SESIAD from Spain was quick to understand and join the effort. SESIAD is the State Secretariat for the Information Society and Digital Agenda in Spain. The National Language Plan has a budget of €90M/$100M for language technologies. One of the agency’s mandates is to organize language assets and promote language technologies in the Spanish language and co-official languages in Spain such as Basque, Catalan and Galician. Other public administrations soon followed. At the time of publishing this article, the translation department working for the Parliament of Lithuania will have joined the initiative and also the Irish Parliament. Their translation teams will benefit from custom-built engines built for purpose as part of the project, which will need to beat the EU’s eTranslation service output.

The benefits of iADAATPA

If you are a public administration in the EU or any associate country, the benefits of plugging into iADAATPA are obvious. You can enjoy a very secure and reliable connection to free machine translation via the connection to CEF’s eTranslation service. It is part of the project’s objectives to promote the use of machine translation at public administrations. This was central to the proposal.

However, there are many cases in which eTranslation will not suffice because it is very specialized in certain matters (mostly legal matters, its training data coming from the European institutions it serves). Or perhaps the user wants to run a private, on-premise version of the platform. In that case, it may want to have its own engines developed by a preferred vendor. This has already been envisaged in the architecture, so a version of iADAATPA will be able to run privately and independently with a single supplier, many suppliers and from the user’s own infrastructure. This can be the case with intelligence services, private companies where privacy is paramount such as banks and financial institutions, or the case of a company’s headquarters or international organizations where no outside calls can be made due to the sensitive nature of the documentation they handle.

As an EU project, the license for a version of iADAATPA will be open source, as well as its “Access Points” (plug-ins) for synchronous translation (such as on-the-fly translation of web pages and requests from computer assisted translation tools) and asynchronous translation (full document translation). iADAATPA cannot be sold because it is an EU project and open sourcing the results is a precondition.

The fact that the platform and its major components will be open source may spur the creation and adoption of fully-managed MT platforms, just as the release of Moses kick-started a pro-MT adoption movement. Thus, different instances of the platform will be able to be deployed by developers who charge for that work (as it happened with Moses, for instance). iADAATPA itself is specifically developed for public administrations to be linked to eTranslation.

The marketplace for MT services

One of the main attractions is that the license for a version of iADAATPA will be open source. Consequently, it will facilitate the European Single Digital Market. The central objective of the iADAATPA proposal is to lower language barriers to fully implementing multilingual language services across member states. This can be achieved by deploying the iADAATPA platform, which connects MT providers to content publishers. As mentioned above, a central version of iADAATPA is the first step toward the creation of a marketplace for MT suppliers to provide in-domain high quality multilingual services — but this is not restricted to European companies. Because of its “single connector” philosophy, any MT vendor can connect to it and offer its engines for specific domains and “hard language combinations” where Western developers do not excel.
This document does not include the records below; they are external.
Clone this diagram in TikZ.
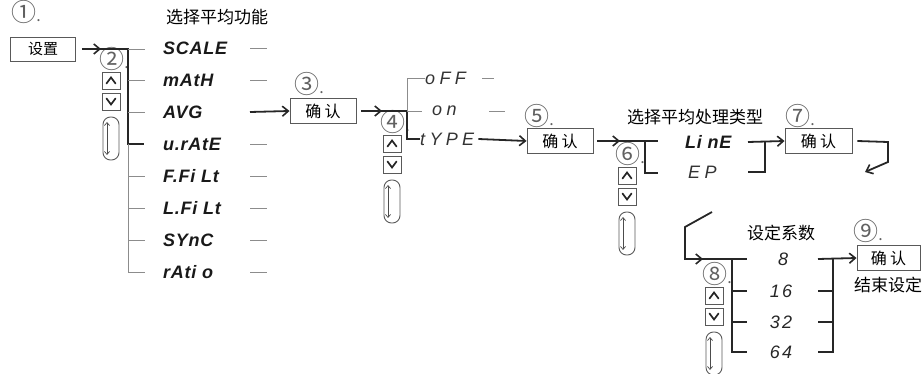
\documentclass[tikz,border=0pt]{standalone}
\usepackage{fontspec}
\setmainfont{Liberation Sans}
\newfontfamily\cjk{Noto Sans CJK SC}
\newfontfamily\cjkbox{Noto Sans CJK SC}[LetterSpace=20]
\newfontfamily\segA{Liberation Sans}[LetterSpace=4]
\newfontfamily\segB{Liberation Sans}[LetterSpace=12]
\newfontfamily\segC{Liberation Sans}[LetterSpace=24]
\usetikzlibrary{arrows.meta}
\newcommand\circlab[1]{{\fontsize{25}{25}\selectfont #1}{\fontsize{16}{16}\selectfont .}}
\tikzset{
  main/.style={line width=1.8pt, draw=black!85},
  aux/.style={line width=0.9pt, draw=black!45},
  tip/.tip={Straight Barb[length=6pt,width=10pt,line width=1.6pt]},
  cbox/.style={draw=black!65, line width=0.9pt, minimum width=66pt, minimum height=25pt, inner sep=0pt, font=\cjkbox\fontsize{16}{16}\selectfont},
  circ/.style={inner sep=0pt, font=\cjk, text=black!62},
  ttl/.style={inner sep=0pt, font=\cjk\fontsize{17}{17}\selectfont},
  segone/.style={inner sep=0pt, anchor=west, font=\segA\bfseries\itshape\fontsize{18}{18}\selectfont, text=black!90},
  segtwo/.style={inner sep=0pt, anchor=west, font=\segC\itshape\fontsize{18}{18}\selectfont, text=black!80},
  segnum/.style={inner sep=0pt, font=\segB\itshape\fontsize{18}{18}\selectfont, text=black!85},
  btn/.style={draw=black!65, line width=0.9pt, minimum width=18pt, minimum height=17pt, inner sep=0pt},
  chev/.style={line width=1.7pt, black!85, line cap=round, line join=miter},
  capsule/.style={draw=black!65, line width=0.9pt, minimum width=16pt, minimum height=43pt, inner sep=0pt, rounded corners=7.5pt},
  ctrl/.pic={
    \node[circ] (-lab) at (12,-13) {\circlab{#1}};
    \node[btn] (-up) at (9,8.5) {};
    \node[btn] (-dn) at (9,29.5) {};
    \draw[chev] (4.5,11.5) -- (9,5.5) -- (13.5,11.5);
    \draw[chev] (4.5,26.5) -- (9,32.5) -- (13.5,26.5);
    \node[capsule] (-cap) at (9,66.5) {};
    \draw[line width=0.7pt, black!70, {Straight Barb[length=3pt,width=5pt]}-{Straight Barb[length=3pt,width=5pt]}] (5,50) -- (5,83);
  }
}
\begin{document}
\begin{tikzpicture}[x=1pt,y=-1pt]
\useasboundingbox (0,0) rectangle (924,374);
% ---------- step 1 / 2
\node[circ] (n1) at (26,12) {\circlab{①}};
\node[cbox, minimum width=65pt, minimum height=24pt, font=\cjk\fontsize{15}{15}\selectfont] (set) at (43,49) {设置};
\node[ttl] (t1) at (217,17) {选择平均功能};
\pic (g2) at (102,72) {ctrl={②}};
\node[segone] (i1) at (163,48) {SCALE};
\node[segone] (i2) at (163,80) {mAtH};
\node[segone] (i3) at (163,112) {AVG};
\node[segone] (i4) at (163,144) {u.rAtE};
\node[segone] (i5) at (163,176) {F.Fi Lt};
\node[segone] (i6) at (163,208) {L.Fi Lt};
\node[segone] (i7) at (163,240) {SYnC};
\node[segone] (i8) at (163,272) {rAti o};
\coordinate (j1) at (128,49);
\coordinate (j1b) at (128,144);
\draw[main,-{tip}] ([xshift=6pt]set.east) -- (101,49);
\draw[main] (97,49) -- (j1) -- (j1b) -- (i4.west -| 144,0);
\draw[aux] (j1) -- (145,49);
\draw[aux] (128,80) -- (145,80);
\draw[aux] (128,112) -- (145,112);
\draw[aux] (j1b) -- (128,272);
\foreach \yy in {176,208,240,272} \draw[aux] (128,\yy) -- (145,\yy);
\foreach \yy in {48,80,144,176,208,240,272} \draw[aux] (250,\yy) -- (267,\yy);
% ---------- step 3 / 4
\node[circ] (n3) at (309,84) {\circlab{③}};
\node[cbox] (ok3) at (323,111) {确认};
\draw[main,-{tip}] (250,112) -- (ok3.west);
\pic (g4) at (383,135) {ctrl={④}};
\node[segtwo] (o1) at (425,78) {oFF};
\node[segtwo] (o2) at (432,111) {on};
\node[segtwo] (o3) at (420,139) {tYPE};
\coordinate (j3) at (407,111);
\draw[main,-{tip}] ([xshift=5pt]ok3.east) -- (382,111);
\draw[main] (378,111) -- (j3) -- (407,139) -- (o3.west);
\draw[aux] (j3) -- (407,78) -- (o1.west);
\draw[aux] (j3) -- (422,111);
\draw[aux] (482,78) -- (494,78);
\draw[aux] (489,111) -- (505,111);
% ---------- step 5 / 6
\node[circ] (n5) at (539,116) {\circlab{⑤}};
\node[cbox] (ok5) at (560,141) {确认};
\draw[main,-{tip}] ([xshift=4pt]o3.east) -- (ok5.west);
\pic (g6) at (618,167) {ctrl={⑥}};
\node[ttl] (t2) at (695,117) {选择平均处理类型};
\node[segone] (l1) at (685,142) {Li nE};
\node[segtwo] (l2) at (688,172) {EP};
\coordinate (j5) at (645,141);
\draw[main,-{tip}] ([xshift=4pt]ok5.east) -- (620,141);
\draw[main] (616,141) -- (658,141);
\draw[main] (j5) -- (645,173) -- (658,173);
% ---------- step 7
\node[circ] (n7) at (800,116) {\circlab{⑦}};
\node[cbox, minimum width=67pt] (ok7) at (818.5,141) {确认};
\coordinate (r7) at (765,142);
\draw[main,-{tip}] (748,142) -- (ok7.west);
\draw[main] (r7) -- (765,172) -- (748,172);
\coordinate (ret) at (865,172);
\draw[main,-{tip}] ([xshift=5pt]ok7.east) -- (888,142) -- (888,162) -- (ret);
% ---------- step 8 / 9
\node[ttl] (t3) at (781,233) {设定系数};
\node[segnum] (v1) at (783,259) {8};
\node[segnum] (v2) at (781,291) {16};
\node[segnum] (v3) at (781,322) {32};
\node[segnum] (v4) at (781,352) {64};
\pic (g8) at (705,287) {ctrl={⑧}};
\coordinate (d0) at (712,212);
\coordinate (d1) at (685,227);
\coordinate (j8) at (732,259);
\draw[main,-{tip}] (d0) -- (d1) -- (685,259) -- (703,259);
\draw[main] (699,259) -- (747,259);
\draw[main] (j8) -- (732,352) -- (747,352);
\draw[main] (732,291) -- (747,291);
\draw[main] (732,322) -- (747,322);
\node[circ] (n9) at (868,231) {\circlab{⑨}};
\node[cbox, minimum width=63pt] (ok9) at (888.5,258) {确认};
\node[ttl] (t4) at (888,285) {结束设定};
\coordinate (r9) at (833,259);
\draw[main,-{tip}] (818,259) -- (ok9.west);
\draw[main] (r9) -- (833,352) -- (818,352);
\draw[main] (818,291) -- (833,291);
\draw[main] (818,322) -- (833,322);
\end{tikzpicture}
\end{document}
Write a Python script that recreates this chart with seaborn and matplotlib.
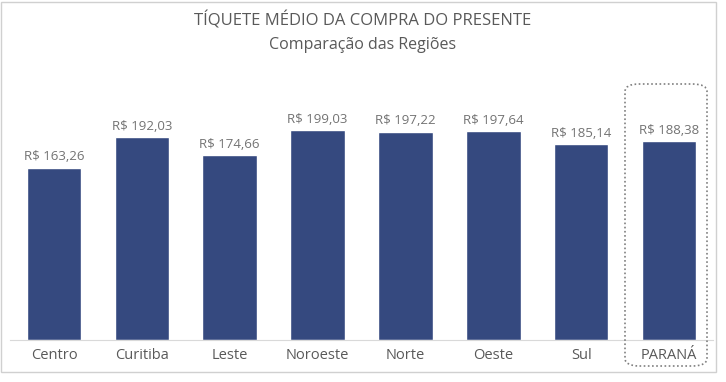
import matplotlib
matplotlib.use("Agg")
import matplotlib.pyplot as plt
import seaborn as sns
import pandas as pd
import numpy as np
from matplotlib.patches import FancyBboxPatch, Rectangle

regioes = ['Centro', 'Curitiba', 'Leste', 'Noroeste', 'Norte', 'Oeste', 'Sul', 'PARANÁ']
ticket = [163.26, 192.03, 174.66, 199.03, 197.22, 197.64, 185.14, 188.38]

df = pd.DataFrame({'regiao': regioes, 'ticket': ticket})

sns.set_style('white')
plt.rcParams['font.family'] = ['Open Sans', 'DejaVu Sans']

cor_barra = '#35497f'
cor_texto = '#595959'
cor_rotulo = '#737373'

fig = plt.figure(figsize=(7.26, 3.82), dpi=100)
ax = fig.add_axes([10 / 726, 42 / 382, 703 / 726, 262 / 382])

sns.barplot(data=df, x='regiao', y='ticket', color=cor_barra, width=0.62,
            saturation=1, ax=ax)

for i, v in enumerate(ticket):
    ax.text(i, v + 4, 'R$ ' + f'{v:.2f}'.replace('.', ','), ha='center', va='bottom',
            fontsize=9.5, color=cor_rotulo)

ax.set_ylim(0, 248)
ax.set_xlim(-0.5, len(regioes) - 0.5)
ax.set_xlabel('')
ax.set_ylabel('')
ax.set_yticks([])
for s in ['top', 'right', 'left']:
    ax.spines[s].set_visible(False)
ax.spines['bottom'].set_color('#d9d9d9')
ax.tick_params(axis='x', which='major', length=0, labelsize=10.5, labelcolor=cor_texto, pad=6)
ax.set_xticks(np.arange(-0.5, len(regioes)), minor=True)
ax.tick_params(axis='x', which='minor', length=5, color='#d9d9d9', direction='out')

fig.text(0.5, 1 - 20 / 382, 'TÍQUETE MÉDIO DA COMPRA DO PRESENTE', ha='center', va='center',
         fontsize=12, color=cor_texto)
fig.text(0.5, 1 - 45 / 382, 'Comparação das Regiões', ha='center', va='center',
         fontsize=11.5, color=cor_texto)

# borda do gráfico
fig.patches.append(Rectangle((1 / 726, 10 / 382), 715 / 726, 370 / 382, transform=fig.transFigure,
                             fill=False, edgecolor='#d0d0d0', linewidth=1))

# destaque do Paraná
fig.patches.append(FancyBboxPatch((625 / 726, 16 / 382), 82 / 726, 282 / 382,
                                  boxstyle='round,pad=0,rounding_size=0.02',
                                  transform=fig.transFigure, fill=False,
                                  edgecolor='#7f7f7f', linestyle=(0, (1, 1.5)), linewidth=1.2))

fig.savefig('out.png', dpi=100, facecolor='white')
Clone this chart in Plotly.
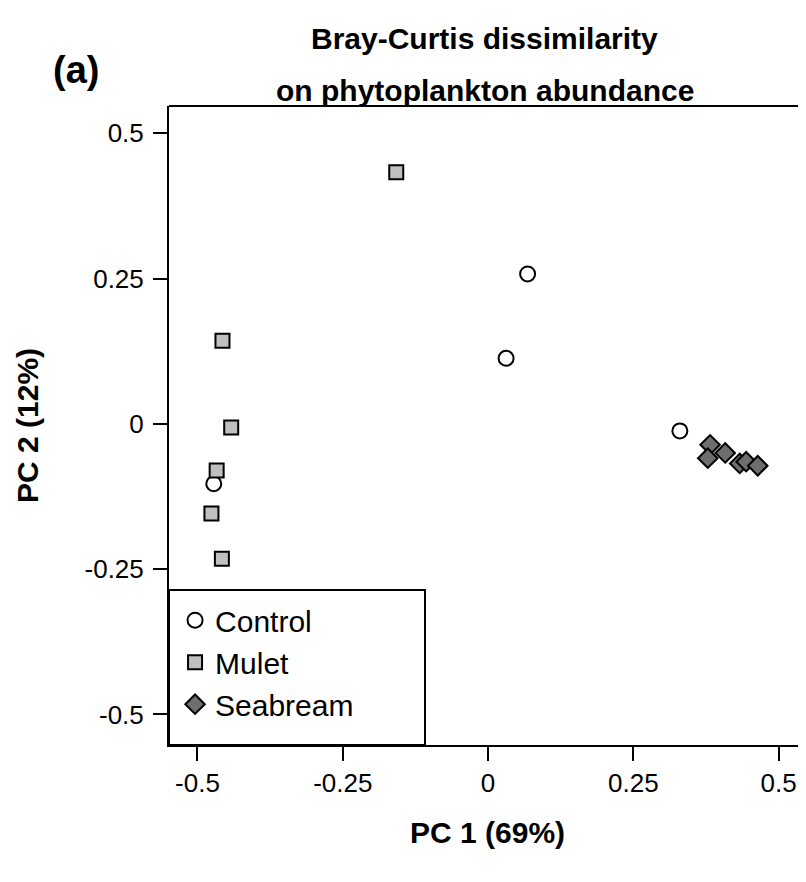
import plotly.graph_objects as go

# ---- data ----
control_x = [0.068, 0.031, 0.330, -0.472]
control_y = [0.258, 0.113, -0.012, -0.103]

mulet_x = [-0.158, -0.457, -0.442, -0.467, -0.476, -0.458]
mulet_y = [0.433, 0.143, -0.006, -0.080, -0.154, -0.232]

seabream_x = [0.382, 0.378, 0.408, 0.433, 0.444, 0.464]
seabream_y = [-0.036, -0.059, -0.050, -0.068, -0.065, -0.072]

tick_vals = [-0.5, -0.25, 0, 0.25, 0.5]
tick_text = ["-0.5", "-0.25", "0", "0.25", "0.5"]

FONT = "Liberation Sans, Arial, Helvetica, sans-serif"

fig = go.Figure()
fig.add_trace(go.Scatter(
    x=control_x, y=control_y, mode="markers", name="Control",
    marker=dict(symbol="circle", size=15, color="white",
                line=dict(color="black", width=2))))
fig.add_trace(go.Scatter(
    x=mulet_x, y=mulet_y, mode="markers", name="Mulet",
    marker=dict(symbol="square", size=14, color="#bfbfbf",
                line=dict(color="black", width=2))))
fig.add_trace(go.Scatter(
    x=seabream_x, y=seabream_y, mode="markers", name="Seabream",
    marker=dict(symbol="diamond", size=15, color="#6e6e6e",
                line=dict(color="black", width=2))))

axis_common = dict(
    showgrid=False, zeroline=False, showline=True, linecolor="black",
    linewidth=2, ticks="outside", ticklen=14, tickwidth=2, tickcolor="black",
    tickvals=tick_vals, ticktext=tick_text,
    tickfont=dict(family=FONT, size=26, color="black"),
)

fig.update_xaxes(range=[-0.549, 0.547], **axis_common)
fig.update_yaxes(range=[-0.5525, 0.547], ticklabelstandoff=4, **axis_common)

# legend box and top frame line
fig.add_shape(type="rect", xref="paper", yref="paper", x0=0, x1=0.4019,
              y0=0, y1=0.2426, line=dict(color="black", width=2),
              fillcolor="white", layer="below")
fig.add_shape(type="line", xref="paper", yref="paper", x0=0, x1=1,
              y0=1, y1=1, line=dict(color="black", width=2))

ann = []
ann.append(dict(text="<b>Bray-Curtis dissimilarity</b>", x=0.496, y=1.1064,
                xref="paper", yref="paper", showarrow=False,
                xanchor="center", yanchor="middle",
                font=dict(family=FONT, size=30, color="black")))
ann.append(dict(text="<b>on phytoplankton abundance</b>", x=0.496, y=1.025,
                xref="paper", yref="paper", showarrow=False,
                xanchor="center", yanchor="middle",
                font=dict(family=FONT, size=30, color="black")))
ann.append(dict(text="<b>(a)</b>", x=-0.146, y=1.0563,
                xref="paper", yref="paper", showarrow=False,
                xanchor="center", yanchor="middle",
                font=dict(family=FONT, size=38, color="black")))
ann.append(dict(text="<b>PC 1 (69%)</b>", x=0.5, y=-0.1377,
                xref="paper", yref="paper", showarrow=False,
                xanchor="center", yanchor="middle",
                font=dict(family=FONT, size=30, color="black")))
ann.append(dict(text="<b>PC 2 (12%)</b>", x=-0.2214, y=0.5008,
                xref="paper", yref="paper", showarrow=False, textangle=-90,
                xanchor="center", yanchor="middle",
                font=dict(family=FONT, size=30, color="black")))

# page body has an 8px default margin, so the figure is 8px smaller
fig.update_layout(
    width=798, height=874,
    margin=dict(l=161, r=0, t=98, b=137),
    plot_bgcolor="white", paper_bgcolor="white",
    annotations=ann,
    showlegend=True,
    legend=dict(x=0.0095, y=0.236, xanchor="left", yanchor="top",
                bgcolor="rgba(0,0,0,0)", borderwidth=0,
                font=dict(family=FONT, size=30, color="black"),
                itemwidth=30),
)

fig.write_html("out.html")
For example, many assume that the majority of MT engines have English as one of the languages in the combination, but there is a huge demand for translation (and MT) for combinations such as German-French; cross border trade makes Russian-Chinese and Russian-Japanese translations a popular combination; any combination between Spanish-French-Arabic is not strange for translation companies in those markets, nor Spanish-Portuguese in Latin America. And let’s not forget the huge language needs of the Indian subcontinent and Southeast Asia. There are six official languages in the United Nations and English is in only five combinations. Many UN agencies have daily translation work from Chinese, Russian or Arabic into French or Spanish, for example, without pivoting through English.

In short, it will be possible for a Japanese niche MT developer to become plugged in to the platform and offer, for example, Japanese-Chinese-Korean-English MT services. By adhering to the eSens AS4 Profile standard, other MT providers can also plug in their specialized in-domain engines. They will be registered and deployed within the iADAATPA platform.

Lastly, as the access to all engines and vendors happens through a single access point, this will reduce the complexity and costs of integrating high-quality MT engines. For public administrations in the EU and associate member states, this will reduce costs and open new opportunities to become more multilingual societies and provide more information to European citizens. For the many users, it means the possibility of running iADAATPA instances and broadening the usage of automated translation services.

How will iADAATPA work?

iADAAPTA will include a “domain adaptation” routing service in order to choose the most appropriate available engine for a given language pair request and CPanel/Dashboard with full statistics.

iADAATPA will utilize existing secure solutions such as Domibus to guarantee a standardized message exchange protocol for interoperable, secure and reliable data exchange. Conformance tests with e-SENS AS4 profiles will guarantee an open technical specification for the secure and payload-agnostic exchange of translation data using web services between the use cases part of the project and future implementations. Thus, iADAATPA’s architecture ensures the ability to deploy existing and future automated translation technologies quickly and securely by being listed as a conformant solution. This can be exploitable as a commercial service by partners for custom implementations at different levels of public bodies and administrations (or commercially at large). It will also facilitate language accessibility by offering customized, onsite or securely transmitted high-quality automated translation pluggable to public services, administrations, security or health bodies and so on or via existing free eTranslation services for free-to-use MT services.

To start matters working, iADAATPA includes the provision of domain-specific customized MT engines to complement the right of European institutions to use eTranslation for free. The partners’ domain specific engines will be made available to the national authorities involved in the project with the aim of providing more accurate automated translations for particular domains or language pairs.

“Domain detection” is a key element of the platform. This is an automatic routing service that enables translation requests to be routed to the most appropriate, available MT engine for their domain and language pair. This way, users experience the best possible MT service to match their specific needs, with user-defined granularity: at peak times a user might want to use several vendors for a single document. But most importantly, domain detection can realize that a request for proposal document is made up of sections detailing the financial proposal of the tender and sections that are heavily civil engineering. Not one single engine will cover such specialized areas, and in these cases iADAATPA will switch engines automatically to paragraph level, page level or line level if required.